A caller to Russian authorities claimed responsibility for the Moscow bombings on behalf of the previously unknown "Dagestan Liberation Army," but no claims were made for the incidents in Buynaksk and Volgodonsk. Russian police suspected insurgent groups from Chechnya and Dagestan conducted the bombings at the behest of Chechen rebel leader Shamil Basayev and the mujahidin leader known as Ibn al-Khattab, although Russian authorities did not release evidence to confirm their suspicions. Russian authorities arrested eight individuals and issued warrants for nine others believed to be hiding in Chechnya but presented no evidence linking Chechen separatists to the bombings.
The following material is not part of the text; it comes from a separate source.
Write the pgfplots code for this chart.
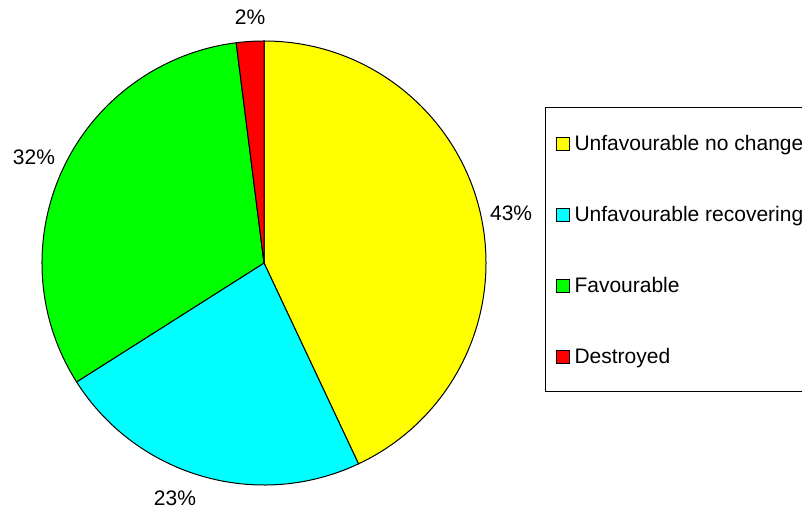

In response to the apartment building bombings and to an armed incursion by Basayev and Khattab into Dagestan from Chechnya, Russian troops entered Chechnya in October in a campaign to eliminate "foreign terrorists" from the North Caucasus. The forces fighting the Russian army were mostly ethnic Chechens and supporters from other regions of Russia. They received some support from foreign mujahidin with extensive links to Middle Eastern, South Asian, and Central Asian Islamist extremists, as well as to Usama Bin Ladin. At yearend, Chechen militant activity had been localized in the North Caucasus region, but Russia and Chechnya's neighboring states feared increased radicalization of Islamist populations would encourage violence and spread instability elsewhere in Russia and beyond.

There were few violent political acts against the United States in Russia during the year. Anti-NATO sentiment during the Kosovo campaign sparked an attack on the US Embassy in Moscow in late March when a protester unsuccessfully attempted to launch a rocket-propelled grenade (RPG) at the facility. The perpetrator sprayed the front of the building with machinegun fire after he failed to launch the RPG. At yearend no progress had been made in identifying or apprehending the assailant.